Numa entrevista famosa à Revista Civilização Brasileira, por volta de 1966 ou 67, Caetano Veloso (então um jovem compositor que surgira em festivais mas não tinha gravado nenhum disco) afirmou: “O que precisamos é retomar a linha evolutiva da Música Popular Brasileira”. Esta expressão tornou-se slogan, abre-te sésamo, abracadabra, pedra-de-toque, palavra-de-ordem para intermináveis discussões nas quatro décadas seguintes. Prova de sua importância é o fato de que aqui estou, exumando-a mais uma vez e constatando que seu motorzinho ainda funciona.
Caetano queria dizer, acho, que a MPB precisava de novas sonoridades e estruturas de composição, uma nova poética nas letras, uma nova concepção cênica, enfim, todas essas coisas que o Tropicalismo acabou trazendo. A MPB da época parecia fechada no esquema voz-e-violão, ou regional-de-choro, ou trio-de-samba-jazz, e assim por diante; e Caetano via na música pop internacional um enorme florescimento de formas musicais que aos nossos músicos era vedado utilizar “porque não eram brasileiras”, ou algo assim.
Da frase de Caetano eu só questiono, hoje, a expressão “evolutiva”, que dá a idéia de que qualquer mudança que acabou ocorrendo foi para melhor. Esta termo darwiniano é muito perigoso porque justifica retrospectivamente tudo que de fato acontece. Houve evolução, então houve melhora, houve progresso. Ora, nem sempre é assim. A MPB mudou por conseqüência quase inevitável do que aconteceu no mundo naquele tempo. Se não existissem Caetano, Gil e o Tropicalismo, aconteceria outra coisa. Raul Seixas talvez suplantasse Chico Buarque junto aos críticos e Roberto Carlos junto ao público. Como vamos saber?

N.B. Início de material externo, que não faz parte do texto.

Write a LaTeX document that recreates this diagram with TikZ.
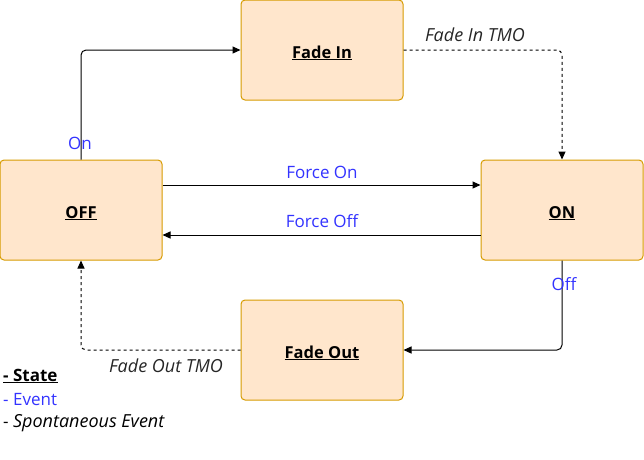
\documentclass[tikz,border=0pt]{standalone}
\usepackage{fontspec}
\setmainfont{Open Sans}
\usetikzlibrary{arrows.meta}
\definecolor{stfill}{HTML}{FFE6CC}
\definecolor{stdraw}{HTML}{D79B00}
\definecolor{evblue}{HTML}{3333FF}
\tikzset{
  state/.style={draw=stdraw, fill=stfill, rounded corners=4pt, minimum width=162pt, minimum height=100pt, line width=1pt, text height=20pt, text depth=4pt, font=\fontsize{16.5}{19}\selectfont\bfseries},
  arr/.style={draw=black, line width=1pt, rounded corners=5pt, -{Triangle[length=8pt,width=7pt]}},
  spont/.style={arr, dash pattern=on 3pt off 3pt},
  ev/.style={text=evblue, font=\fontsize{17}{20}\selectfont, inner sep=1pt},
  sp/.style={text=black!85, font=\fontsize{18}{21}\selectfont\itshape, inner sep=1pt},
}
\begin{document}
\begin{tikzpicture}[x=1pt,y=-1pt]
\useasboundingbox (0,0) rectangle (644,459);
\node[state] (fadein) at (322,50) {\underline{Fade In}};
\node[state] (off) at (81,210) {\underline{OFF}};
\node[state] (on) at (562,210) {\underline{ON}};
\node[state] (fadeout) at (322,350) {\underline{Fade Out}};

\draw[arr] (off.north) |- (fadein.west);
\draw[spont] (fadein.east) -| (on.north);
\draw[arr] ([yshift=25pt]off.east) -- ([yshift=25pt]on.west);
\draw[arr] ([yshift=-25pt]on.west) -- ([yshift=-25pt]off.east);
\draw[arr] (on.south) |- (fadeout.east);
\draw[spont] (fadeout.west) -| (off.south);

\node[ev] (lon) at (80,143) {On};
\node[sp] (lfit) at (475,35) {Fade In TMO};
\node[ev] (lfon) at (322,172) {Force On};
\node[ev] (lfoff) at (322,221) {Force Off};
\node[ev] (loff) at (564,284) {Off};
\node[sp] (lfot) at (166,366) {Fade Out TMO};

\node[anchor=west, inner sep=1pt, font=\fontsize{17}{20}\selectfont\bfseries] (lg1) at (2,376) {\underline{- State}};
\node[anchor=west, inner sep=1pt, ev] (lg2) at (2,400) {- Event};
\node[anchor=west, inner sep=1pt, font=\fontsize{17}{20}\selectfont] (lg3) at (2,423) {- {\fontsize{18}{21}\selectfont\itshape Spontaneous Event}};
\end{tikzpicture}
\end{document}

Talvez fosse melhor dizermos que era precisar retomar a “linha adaptativa” da MPB. Porque mesmo no conceito darwiniano de Evolução, esta não é senão uma série de adaptações a que uma espécie é submetida pelo meio ambiente, sendo que umas desaparecem e outras sobrevivem. Das que sobrevivem, dizemos que evoluíram em relação aos seus antepassados.
A MPB não evolui, ela se adapta. Adaptou-se ao jazz dos anos 1950, ao rock dos anos 1960, ao pop dos anos 1970, ao reggae dos anos 1980, ao hip-hop dos anos 1990 e assim por diante, para não falar em outros modismos. Adaptou-se porque ela própria floresce num mercado invadido. Invadido de fora pela produção estrangeira, e invadido por dentro pela música caça-níquel que os próprios brasileiros inventam, maravilhados com os enormes lucros que a prática do gangsterismo musical proporciona.
Dizer que uma música evolui é dizer que existe uma única direção certa, e que ela está se encaminhando para lá. Mas um processo como este não tem a forma de uma seta apontando o futuro. Tem a forma de uma ameba, algo que pode se expandir e alongar em qualquer direção que lhe convenha no momento, de acordo com os estímulos e pressões que recebe. A MPB adapta-se, sobrevive, e muda. “Evoluir” é uma utopia que só vale para pequenos grupos.